Felizmente, entra em cena um reino de macacos falantes, que ajudam Rama a resgatar Sita. Nesse processo teria sido criada a controvertida ponte de rochas que liga a Índia ao atual Sri Lanka, objeto atual de discórdia política. A apoteose ocorre com combate final, entre Rama e Ravana, que, cada vez que tinha uma cabeça cortada, lhe nascia uma outra, até que nosso herói descobre um ponto vital, no pescoço do monstro e lhe atinge com uma flecha. Assim encerrada a tragédia, Rama e Sita retornam ao Reino de Ayodhya.
Então, em função, principalmente, deste retorno triunfal, é celebrado em Mumbai, e outras cidades indianas, o “Festival das Luzes” ou Diwali. Neste contexto, são louvadas virtudes de devoção familiar (dharma) e a submissão ao destino (kharma).
Para os críticos da devoção a Rama, fica o argumento de que todo o sistema de castas indianas seria justificado pela narrativa. Isto porque, a legitimação do poder monárquico, enquanto prevaleceu como forma de governança na Índia, teria sido a principal função do Ramayana. Assim, quando Rama retorna à capital de seu reino, prontamente retoma a forma absolutista de governar.
Segundo, a propósito, a concepção histórica do Estado indiano – em análise reconhecidamente simplificada - o reinado não tem origem divina, de “mandato celestial”, como na China antiga. Pelo contrário, o Estado era uma demonstração e reflexo de poder pessoal do próprio rei – isto é, uma personalidade forte capaz de unificar regiões díspares, de forma tirânica, sempre sob a ameaça de desintegração. Tudo o que era exigido era uma determinação de talento superior, capaz de manter o indivíduo no poder.
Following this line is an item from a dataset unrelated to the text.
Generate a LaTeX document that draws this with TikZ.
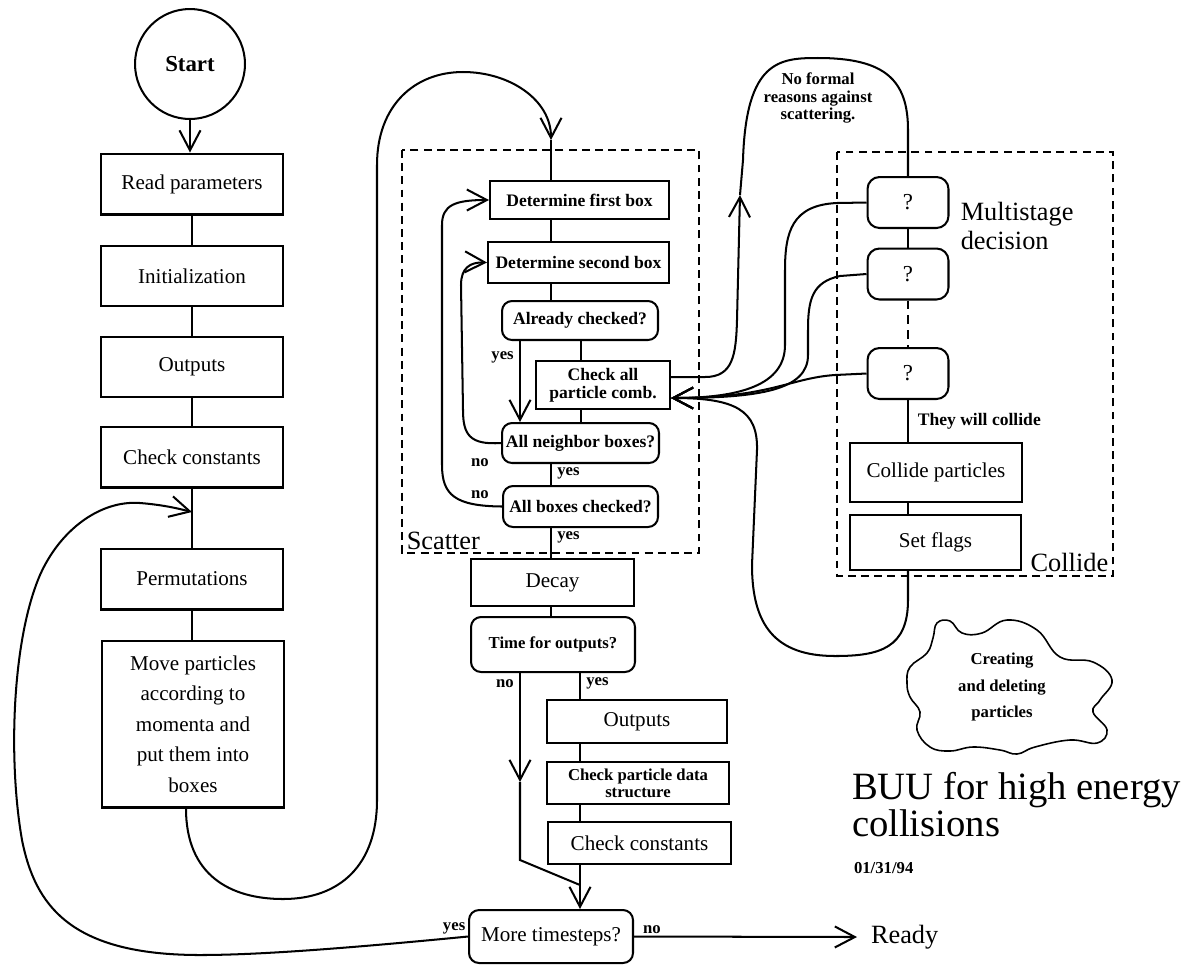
\documentclass[tikz,border=0pt]{standalone}
\usepackage{fontspec}
\setmainfont{Liberation Serif}
\usetikzlibrary{arrows.meta}

\newcommand{\fsz}[2]{\fontsize{#1}{#2}\selectfont}

\begin{document}
\begin{tikzpicture}[
  x=0.02cm, y=-0.02cm, line width=1.15pt,
  >={Straight Barb[length=0.4cm,width=0.42cm]},
  box/.style={draw, align=center, inner sep=2pt, font=\fsz{12}{17.4}},
  sbox/.style={draw, align=center, inner sep=2pt, font=\bfseries\fsz{10}{10.5}},
  dec/.style={draw, rounded corners=0.2cm, align=center, inner sep=2pt,
              font=\bfseries\fsz{10}{11}},
  qbox/.style={draw, rounded corners=0.24cm, minimum width=1.62cm,
               minimum height=1.02cm, font=\fsz{13}{14}},
  arr/.style={->},
  lbl/.style={font=\bfseries\fsz{9.5}{10}, inner sep=1pt},
  frame/.style={draw, line width=0.9pt, dash pattern=on 4.5pt off 3pt},
  big/.style={font=\fsz{15}{16}, inner sep=1pt, align=left},
]
\useasboundingbox (0,0) rectangle (1197,965);

% ---- Main column ----
\node[draw, circle, minimum size=2.2cm, font=\bfseries\fsz{13}{14}] (start) at (190,64) {Start};

\node[box, minimum width=3.64cm, minimum height=1.22cm] (readp) at (192,184) {Read parameters};
\node[box, minimum width=3.64cm, minimum height=1.2cm] (init) at (192,276) {Initialization};
\node[box, minimum width=3.64cm, minimum height=1.2cm] (outp) at (192,367) {Outputs};
\node[box, minimum width=3.66cm, minimum height=1.22cm] (chkc) at (192,457) {Check constants};
\node[box, minimum width=3.66cm, minimum height=1.22cm] (perm) at (192,579) {Permutations};
\node[box, minimum width=3.64cm, minimum height=3.34cm] (move) at (193,724)
  {Move particles\\according to\\momenta and\\put them into\\boxes};

\draw[arr] (start) -- (readp.north -| start);
\draw (readp) -- (init);
\draw (init) -- (outp);
\draw (outp) -- (chkc);
\draw (chkc) -- (perm);
\draw (perm) -- (move.north -| perm);
\coordinate (lin) at (192,512);

% ---- Scatter ----
\draw[frame] (402,150) rectangle (699,553);
\node[big, anchor=south west] (scatlbl) at (404,553) {Scatter};

\coordinate (sx) at (551,0);
\coordinate (sx2) at (581,0);
\coordinate (yx) at (520,0);

\node[sbox, minimum width=3.58cm, minimum height=0.76cm] (det1) at (579.5,200) {Determine first box};
\node[sbox, minimum width=3.62cm, minimum height=0.82cm] (det2) at (578.5,262.5) {Determine second box};
\node[dec, minimum width=3.12cm, minimum height=0.78cm] (already) at (580,320.5) {Already checked?};
\node[sbox, minimum width=2.68cm, minimum height=0.96cm] (chkall) at (603,385) {Check all\\particle comb.};
\node[dec, minimum width=3.14cm, minimum height=0.8cm] (allnb) at (580.5,443) {All neighbor boxes?};
\node[dec, minimum width=3.1cm, minimum height=0.82cm] (allbx) at (580.5,506.5) {All boxes checked?};

\draw (det1.south -| sx) -- (det2.north -| sx);
\draw (det2.south -| sx) -- (already.north -| sx);
\draw (already.south -| sx2) -- (chkall.north -| sx2);
\draw (chkall.south -| sx2) -- (allnb.north -| sx2);
\draw[arr] (already.south -| yx) -- node[lbl, left=2pt, pos=0.2] {yes} (allnb.north -| yx);
\draw (allnb.south -| sx) -- node[lbl, right=2pt, pos=0.45] {yes} (allbx.north -| sx);

\draw[arr] (allnb.west) .. controls (470,445) and (463,435) .. (463,410)
  -- (461,285) .. controls (461,268) and (470,262) .. (det2.west);
\draw[arr] (allbx.west) .. controls (455,506) and (442,495) .. (442,465)
  -- (442,225) .. controls (442,205) and (455,200) .. (det1.west);
\node[lbl] (no1) at (480,463) {no};
\node[lbl] (no2) at (480,495) {no};

% ---- Back into Scatter ----
\coordinate (sin) at (551,140);
\draw[arr] ([xshift=-0.14cm]move.south) .. controls (186,875) and (230,899) .. (283,899)
  .. controls (340,899) and (377,865) .. (377,800) -- (377,165)
  .. controls (377,105) and (415,72) .. (463,72)
  .. controls (510,72) and (551,100) .. (sin);
\draw (sin) -- (det1.north -| sin);

% ---- Decay and outputs ----
\coordinate (ox) at (580,0);
\node[box, minimum width=3.26cm, minimum height=0.94cm] (decay) at (552.5,582.5) {Decay};
\node[dec, minimum width=3.28cm, minimum height=1.1cm, font=\bfseries\fsz{9.5}{11}] (tfo) at (553,644.5) {Time for outputs?};
\node[box, minimum width=3.6cm, minimum height=0.86cm] (outp2) at (637,721.5) {Outputs};
\node[sbox, minimum width=3.64cm, minimum height=0.84cm, font=\bfseries\fsz{9.5}{9.5}] (cpds) at (638,783) {Check particle data\\structure};
\node[box, minimum width=3.66cm, minimum height=0.84cm] (chkc2) at (639.5,843) {Check constants};
\node[dec, minimum width=3.28cm, minimum height=1.06cm, font=\fsz{12}{14}] (more) at (551,936.5) {More timesteps?};

\draw (allbx.south -| sx) -- node[lbl, right=2pt, pos=0.3] {yes} (decay.north -| sx);
\draw (decay.south -| sx) -- (tfo.north -| sx);
\draw (tfo.south -| ox) -- node[lbl, right=2pt, pos=0.4] {yes} (outp2.north -| ox);
\draw (outp2.south -| ox) -- (cpds.north -| ox);
\draw (cpds.south -| ox) -- (chkc2.north -| ox);
\draw[arr] (chkc2.south -| ox) -- (more.north -| ox);

\coordinate (nomid) at (520,782);
\coordinate (nobend) at (520,860);
\coordinate (nojoin) at (580,885);
\draw[arr] (tfo.south -| yx) -- node[lbl, left=2pt, pos=0.1] {no} (nomid);
\draw (nomid) -- (nobend) -- (nojoin);

% ---- Ready / next step ----
\node[font=\fsz{15}{16}, anchor=west, inner xsep=0.26cm, inner ysep=1pt] (ready) at (857,937) {Ready};
\draw[arr] (more.east) -- node[lbl, above, pos=0.08] {no} (ready.west);
\draw[arr] (more.west) node[lbl, anchor=south east] {yes}
  .. controls (350,948) and (260,955) .. (200,955)
  .. controls (70,955) and (35,905) .. (22,840)
  .. controls (8,760) and (12,640) .. (40,575)
  .. controls (60,530) and (100,500) .. (140,503)
  .. controls (165,505) and (180,509) .. (lin);

% ---- Collide ----
\draw[frame] (837,152) rectangle (1113,576);
\node[big, anchor=south east] (collbl) at (1111,575) {Collide};
\coordinate (cx) at (908,0);

\node[qbox] (q1) at (908,202.5) {?};
\node[qbox] (q2) at (908,274) {?};
\node[qbox] (q3) at (908,373.5) {?};
\node[big, anchor=west] (multi) at (958,226) {Multistage\\decision};
\node[box, minimum width=3.44cm, minimum height=1.18cm] (colp) at (936,472.5) {Collide particles};
\node[box, minimum width=3.42cm, minimum height=1.1cm] (setf) at (935.5,542.5) {Set flags};

\draw (q1) -- (q2);
\draw[dash pattern=on 5pt off 3.5pt] (q2) -- (q3);
\draw (q3.south -| cx) -- node[lbl, right=4pt, font=\bfseries\fsz{10}{11}] {They will collide} (colp.north -| cx);
\draw (colp.south -| cx) -- (setf.north -| cx);

% ---- Scatter <-> Collide ----
\coordinate (nfr) at (740,195);
\draw[arr] ([yshift=0.16cm]chkall.east) -- (705,377)
  .. controls (733,377) and (736,355) .. (737,320) -- (nfr);
\draw (nfr) -- (743,160) .. controls (746,60) and (780,58) .. (818,58)
  .. controls (885,58) and (908,80) .. (908,130) -- (q1.north);
\node[lbl, align=center, font=\bfseries\fsz{9.5}{9.8}] (nfrlbl) at (818,98)
  {No formal\\reasons against\\scattering.};

\draw[arr] (q1.west) -- (837,203) .. controls (792,205) and (785,232) .. (785,270)
  -- (785,345) .. controls (785,385) and (740,398) .. ([yshift=-0.26cm]chkall.east);
\draw[arr] (q2.west) -- (840,276) .. controls (812,282) and (808,300) .. (808,330)
  -- (808,355) .. controls (808,390) and (760,398) .. ([yshift=-0.26cm]chkall.east);
\draw[arr] (q3.west) -- (835,375) .. controls (790,378) and (770,398) .. ([yshift=-0.26cm]chkall.east);
\draw[arr] (setf.south -| cx) -- (908,600) .. controls (908,648) and (880,656) .. (835,656)
  .. controls (775,656) and (752,625) .. (752,565) -- (757,450)
  .. controls (758,410) and (735,398) .. ([yshift=-0.26cm]chkall.east);

% ---- Cloud and title ----
\draw[line width=0.9pt] plot[smooth cycle, tension=0.7] coordinates {
  (937,623) (950,621) (962,633) (982,633) (1007,620) (1037,630) (1060,657)
  (1093,662) (1112,680) (1100,700) (1093,712) (1107,730) (1097,743) (1070,740)
  (1035,747) (1017,754) (1000,750) (973,747) (950,751) (930,747) (917,730)
  (920,712) (910,697) (907,683) (910,667) (927,653) (933,638)};
\node[lbl, align=center, font=\bfseries\fsz{9.5}{15}] (cloudtxt) at (1002,687)
  {Creating\\and deleting\\particles};

\node[anchor=north west, align=left, font=\fsz{22}{20}, inner sep=0pt] (title) at (851,771)
  {BUU for high energy\\collisions};
\node[anchor=base west, font=\bfseries\fsz{9.5}{10}, inner sep=0pt] (date) at (853,873) {01/31/94};

\end{tikzpicture}
\end{document}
Em contrapartida, o Imperador chinês, por exemplo, foi, durante séculos, reverenciado como o “Filho do Céu”(tíen-tse) e era suposto personificar os princípios da realeza, através de rituais religiosos. Tratava-se do mediador entre o céu e a terra. Caso houvesse derrota, fome ou catástrofes, e ele mesmo fosse derrubado, isto seria atribuído à perda do Mandato Celestial, decorrente de alguma deficiência pessoal. O usurpador do poder, então, a seu turno, passaria a reivindicar tal mandato, a ser herdado por sua nova dinastia.
Os Reis Hindus não contavam com tal mandato. Apenas uma deusa, de menor estatura, Sri Lakshmi, era tida como protetora do sucesso e continuação do poder. Ela escolheria seu protegido e, temporariamente, reencarnaria em sua pessoa. Fosse este derrotado, ela, chorosa, passaria a proteger o novo vencedor. Sri Laksminada tinha a ver com a virtude. Apenas com a política e a evolução cíclica dos tempos. A filosofia dos reis e poderosos, na Índia, portanto, era fatalista, cética e realista.
No Dia da Mulher, cabe concluir clamando que, na Índia, a Lei Maria da Penha peça passagem.